As COVID-19 retains and even strengthens its grip on America, Kinzie expects to be in the drive-in country music concert business for a while. “When you look at the various types of genres out there, there is one genre that is just known for throwing up a stage and getting people together and having a really good time—and that’s country music,” he says. “We don’t have a shortage of artists, managers and agents that are chomping at the bit to be part of this concept.”
The industry divide
But some fear that many lower-profile members of the country industry are being left behind. Because country music relies so heavily on touring and live sessions, there are thousands of workers that are out of jobs with bleak prospects to return in the coming months. Layoffs or furloughs have been reported across the Nashville industry, including at the Country Music Hall of Fame and the Creative Artists Agency. “The only people making a ton of money right now are the labels, because of the streaming, and the songwriters, who own the rights of the songs,” Chiang says. “But the studio musicians, the touring musicians, the crew, even the managers—they’re in trouble.”
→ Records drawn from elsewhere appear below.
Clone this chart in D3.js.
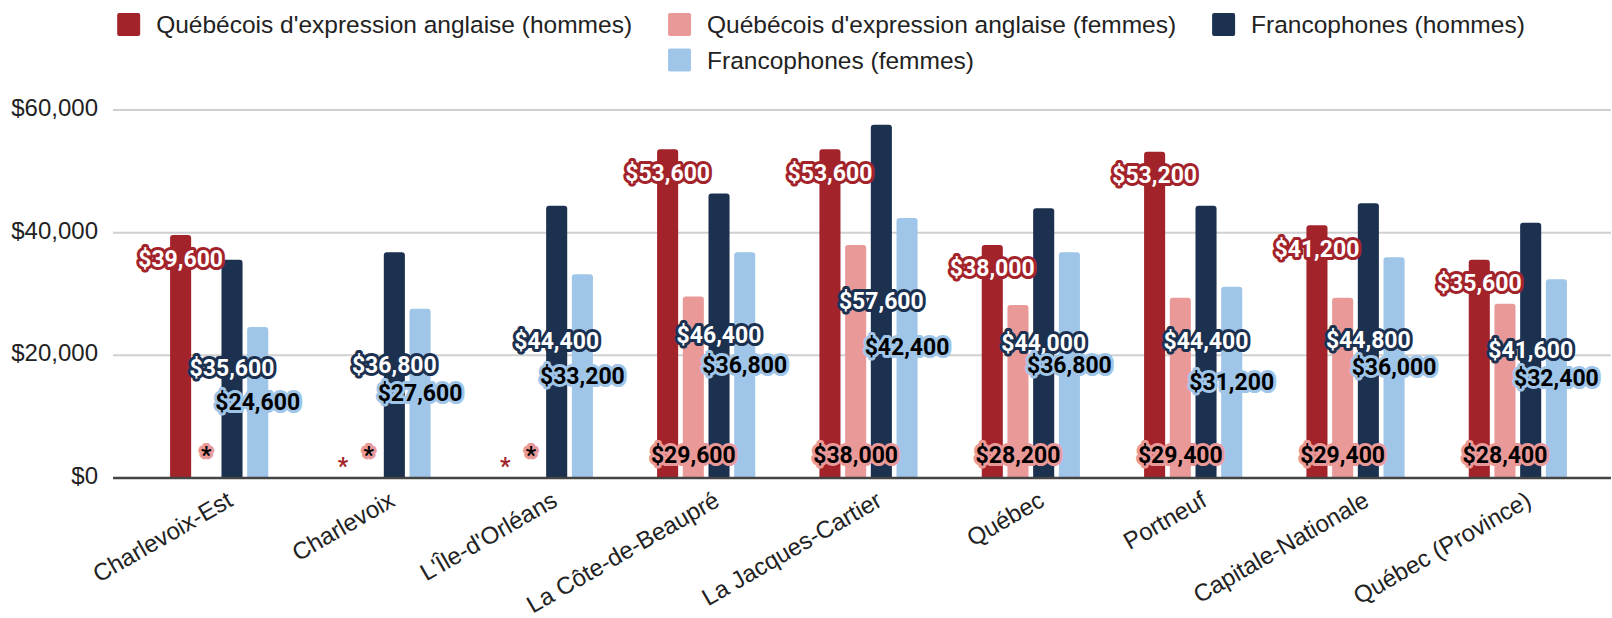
<!DOCTYPE html>
<meta charset="utf-8">
<style>
body { margin: 0; background: #fff; }
svg { display: block; }
.legend text, .yaxis text, .xaxis text { font-family: "Liberation Sans", Arial, sans-serif; font-size: 24px; fill: #222; }
.legend text { font-size: 24.5px; }
.lbl { font-family: Roboto, "Liberation Sans", sans-serif; font-weight: bold; font-size: 23px; paint-order: stroke; stroke-width: 6px; stroke-linejoin: round; }
</style>
<svg width="1612" height="618"></svg>
<script src="https://cdn.jsdelivr.net/npm/d3@7"></script>
<script>

// data (null = not available, shown as "*")
var regions = ["Charlevoix-Est", "Charlevoix", "L'Île-d'Orléans", "La Côte-de-Beaupré", "La Jacques-Cartier", "Québec", "Portneuf", "Capitale-Nationale", "Québec (Province)"];
var angloHommes = [39600, null, null, 53600, 53600, 38000, 53200, 41200, 35600];
var angloFemmes = [null, null, null, 29600, 38000, 28200, 29400, 29400, 28400];
var francoHommes = [35600, 36800, 44400, 46400, 57600, 44000, 44400, 44800, 41600];
var francoFemmes = [24600, 27600, 33200, 36800, 42400, 36800, 31200, 36000, 32400];
var seriesNames = ["Québécois d'expression anglaise (hommes)", "Québécois d'expression anglaise (femmes)", "Francophones (hommes)", "Francophones (femmes)"];
var yTicks = [0, 20000, 40000, 60000];

var colors = ["#a3232b", "#ea9999", "#1c304f", "#9fc5e8"];
var textFill = ["#fff", "#000", "#fff", "#000"];
// where the value label goes: end = inside top, base = inside bottom, center
var labelPos = ["end", "base", "center", "center"];

var series = [angloHommes, angloFemmes, francoHommes, francoFemmes];

var svg = d3.select("svg");
var left = 113, right = 1611;

var x = d3.scaleBand().domain(regions).range([138, 1599]);
var xs = d3.scaleBand().domain(d3.range(4)).range([-51.4, 51.4]).paddingInner(0.18).paddingOuter(0.09);
var y = d3.scaleLinear().domain([0, 60000]).range([478, 110]);
var fmt = d3.format("$,");

// grid + y labels
var yax = svg.append("g").attr("class", "yaxis");
yax.selectAll("line").data(yTicks.filter(function(d){ return d > 0; })).enter().append("line")
  .attr("x1", left).attr("x2", right)
  .attr("y1", function(d){ return y(d); }).attr("y2", function(d){ return y(d); })
  .attr("stroke", "#d0d0d0").attr("stroke-width", 2);
yax.selectAll("text").data(yTicks).enter().append("text")
  .attr("x", 98).attr("y", function(d){ return y(d) + 6; })
  .attr("text-anchor", "end")
  .text(fmt);

// bars
function barPath(x0, w, yTop, yBase) {
  var r = Math.min(3, (yBase - yTop));
  if (yBase - yTop <= 0) return "";
  return "M" + x0 + "," + yBase + "V" + (yTop + r) + "Q" + x0 + "," + yTop + " " + (x0 + r) + "," + yTop +
    "H" + (x0 + w - r) + "Q" + (x0 + w) + "," + yTop + " " + (x0 + w) + "," + (yTop + r) + "V" + yBase + "Z";
}

var cells = [];
series.forEach(function(vals, s) {
  vals.forEach(function(v, i) { cells.push({s: s, i: i, v: v}); });
});

function cx(d) { return x(regions[d.i]) + x.bandwidth() / 2 + xs(d.s) + xs.bandwidth() / 2; }

svg.append("g").selectAll("path").data(cells.filter(function(d){ return d.v != null; })).enter().append("path")
  .attr("fill", function(d){ return colors[d.s]; })
  .attr("d", function(d){ return barPath(cx(d) - xs.bandwidth() / 2, xs.bandwidth(), y(d.v), y(0)); });

// baseline
svg.append("line").attr("x1", left).attr("x2", right).attr("y1", y(0)).attr("y2", y(0))
  .attr("stroke", "#444").attr("stroke-width", 2.5);

// value labels
svg.append("g").selectAll("text").data(cells).enter().append("text")
  .attr("class", "lbl")
  .attr("text-anchor", "middle")
  .attr("dominant-baseline", "central")
  .attr("x", cx)
  .attr("y", function(d) {
    if (d.v == null) return d.s == 0 ? y(0) - 12 : y(0) - 23;
    var p = labelPos[d.s];
    if (p == "end") return y(d.v) + 24;
    if (p == "base") return y(0) - 23;
    return (y(d.v) + y(0)) / 2;
  })
  .attr("fill", function(d){ return (d.v == null && d.s == 0) ? colors[0] : textFill[d.s]; })
  .attr("stroke", function(d){ return (d.v == null && d.s == 0) ? "none" : colors[d.s]; })
  .text(function(d){ return d.v == null ? "*" : fmt(d.v); });

// x labels
svg.append("g").attr("class", "xaxis").selectAll("text").data(regions).enter().append("text")
  .attr("text-anchor", "end")
  .attr("transform", function(d){ return "translate(" + (x(d) + x.bandwidth() / 2 + 15) + ",505) rotate(-30)"; })
  .text(function(d){ return d; });

// legend, centered rows
var rows = [[0, 1, 2], [3]];
var lg = svg.append("g").attr("class", "legend");
rows.forEach(function(row, r) {
  var yc = 24.5 + r * 35.5;
  var items = row.map(function(s) {
    var g = lg.append("g");
    g.append("rect").attr("width", 23).attr("height", 23).attr("rx", 2).attr("y", yc - 11.5).attr("fill", colors[s]);
    var t = g.append("text").attr("x", 39).attr("y", yc + 8.5).text(seriesNames[s]);
    return {g: g, w: 39 + t.node().getComputedTextLength()};
  });
  var gap = 36;
  var total = d3.sum(items, function(d){ return d.w; }) + gap * (items.length - 1);
  var xpos = 821 - total / 2;
  items.forEach(function(it) {
    it.g.attr("transform", "translate(" + xpos + ",0)");
    xpos += it.w + gap;
  });
});

</script>
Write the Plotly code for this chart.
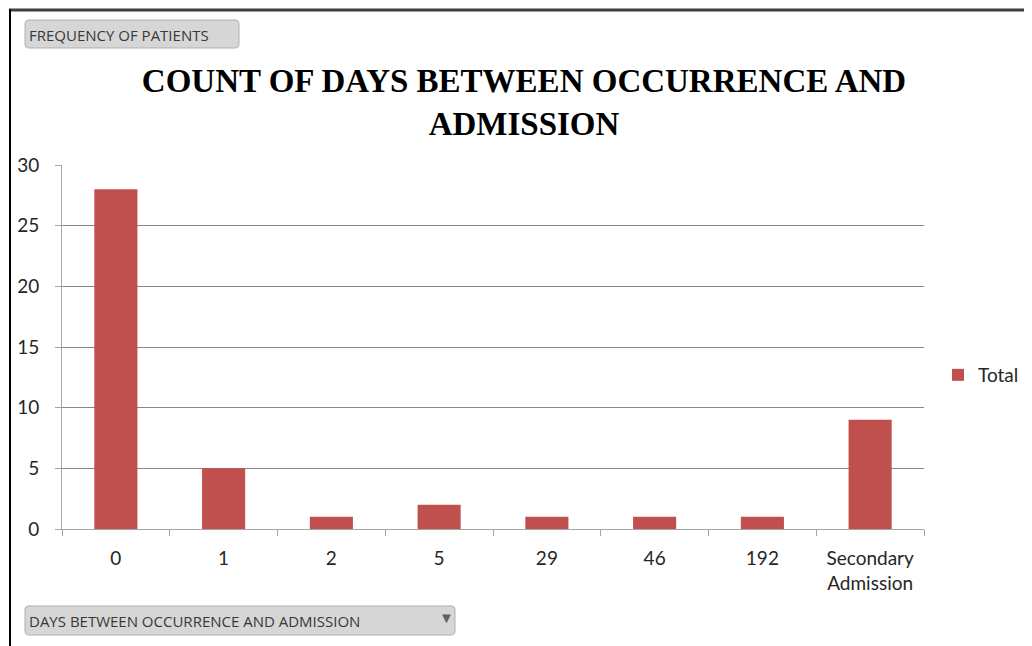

“I feel like artists are in the best position to keep supporting themselves,” Jenkins says. “But the lighting guys, photographers, the assistants, the agents…a lot of people who have invested decades into this industry that are great at their job, I don’t know if they’ll return.”
While Nashville’s infrastructure is under siege, its topline continues to thrive—and many are hopeful that this moment signals a growing centrality of country music within mainstream culture after the streaming revolution pushed it to the sidelines. “It’s absolutely not a blip: this is the trajectory that country music is going to continue on,” Newman says. “You’re not gonna put the genie back in the bottle.”